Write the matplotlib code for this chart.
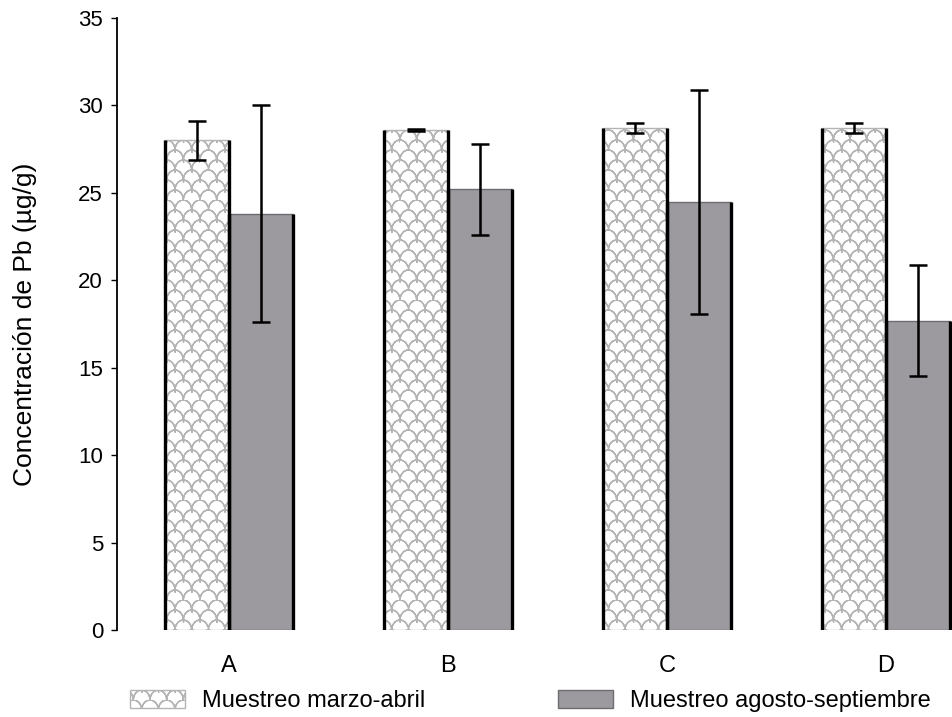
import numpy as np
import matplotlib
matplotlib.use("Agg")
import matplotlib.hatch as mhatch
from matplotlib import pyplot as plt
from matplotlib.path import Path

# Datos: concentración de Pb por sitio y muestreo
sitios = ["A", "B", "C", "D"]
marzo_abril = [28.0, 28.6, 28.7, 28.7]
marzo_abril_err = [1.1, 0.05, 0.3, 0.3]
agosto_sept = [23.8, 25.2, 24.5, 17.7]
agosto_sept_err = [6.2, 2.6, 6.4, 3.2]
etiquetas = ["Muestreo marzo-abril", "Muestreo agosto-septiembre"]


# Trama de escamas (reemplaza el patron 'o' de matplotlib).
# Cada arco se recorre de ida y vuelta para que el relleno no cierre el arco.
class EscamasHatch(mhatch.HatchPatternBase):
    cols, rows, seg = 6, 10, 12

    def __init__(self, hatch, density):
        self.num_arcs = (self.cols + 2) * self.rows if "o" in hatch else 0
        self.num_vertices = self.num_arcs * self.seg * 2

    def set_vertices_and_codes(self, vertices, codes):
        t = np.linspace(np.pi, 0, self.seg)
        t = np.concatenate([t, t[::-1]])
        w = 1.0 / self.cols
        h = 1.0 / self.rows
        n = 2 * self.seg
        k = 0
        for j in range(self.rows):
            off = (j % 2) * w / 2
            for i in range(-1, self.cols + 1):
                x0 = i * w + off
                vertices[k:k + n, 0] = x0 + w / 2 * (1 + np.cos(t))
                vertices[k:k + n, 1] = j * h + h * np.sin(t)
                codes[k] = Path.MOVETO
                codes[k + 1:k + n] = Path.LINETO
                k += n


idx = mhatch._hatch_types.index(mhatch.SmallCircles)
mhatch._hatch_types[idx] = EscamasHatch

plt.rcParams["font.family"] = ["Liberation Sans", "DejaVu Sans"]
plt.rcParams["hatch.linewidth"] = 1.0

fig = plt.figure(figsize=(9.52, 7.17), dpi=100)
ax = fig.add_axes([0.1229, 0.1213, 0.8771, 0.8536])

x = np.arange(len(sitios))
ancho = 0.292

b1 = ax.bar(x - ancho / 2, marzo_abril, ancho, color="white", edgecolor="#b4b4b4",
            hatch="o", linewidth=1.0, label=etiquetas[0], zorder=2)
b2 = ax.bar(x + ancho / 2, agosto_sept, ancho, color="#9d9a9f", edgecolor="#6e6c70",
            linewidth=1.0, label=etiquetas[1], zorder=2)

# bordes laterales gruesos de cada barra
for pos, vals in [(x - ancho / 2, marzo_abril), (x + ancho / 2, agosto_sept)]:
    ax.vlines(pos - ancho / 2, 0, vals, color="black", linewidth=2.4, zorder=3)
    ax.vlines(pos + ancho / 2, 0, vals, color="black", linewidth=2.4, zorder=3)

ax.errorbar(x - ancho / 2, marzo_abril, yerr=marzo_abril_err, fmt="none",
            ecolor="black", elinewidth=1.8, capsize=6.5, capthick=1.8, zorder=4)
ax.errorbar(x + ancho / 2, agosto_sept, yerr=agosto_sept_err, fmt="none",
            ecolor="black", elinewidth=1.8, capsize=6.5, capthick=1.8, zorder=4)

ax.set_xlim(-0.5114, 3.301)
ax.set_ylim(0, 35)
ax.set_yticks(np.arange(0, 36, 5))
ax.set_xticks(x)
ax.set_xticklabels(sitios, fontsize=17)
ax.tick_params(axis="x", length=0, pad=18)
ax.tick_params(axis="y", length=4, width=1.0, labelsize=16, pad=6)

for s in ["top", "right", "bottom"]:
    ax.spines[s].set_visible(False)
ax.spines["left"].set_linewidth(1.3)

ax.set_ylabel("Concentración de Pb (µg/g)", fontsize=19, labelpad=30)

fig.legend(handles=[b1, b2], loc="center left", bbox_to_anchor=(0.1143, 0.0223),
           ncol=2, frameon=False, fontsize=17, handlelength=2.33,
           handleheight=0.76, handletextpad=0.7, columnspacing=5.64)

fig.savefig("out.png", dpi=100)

_WHAT YOU ARE ASKED TO DO_
Look through the listing above. Pick out each line with "matplotlib" and copy it.

_FINISHED ANSWER_
Write the matplotlib code for this chart.
import matplotlib
matplotlib.use("Agg")
import matplotlib.hatch as mhatch
from matplotlib import pyplot as plt
from matplotlib.path import Path
# Trama de escamas (reemplaza el patron 'o' de matplotlib).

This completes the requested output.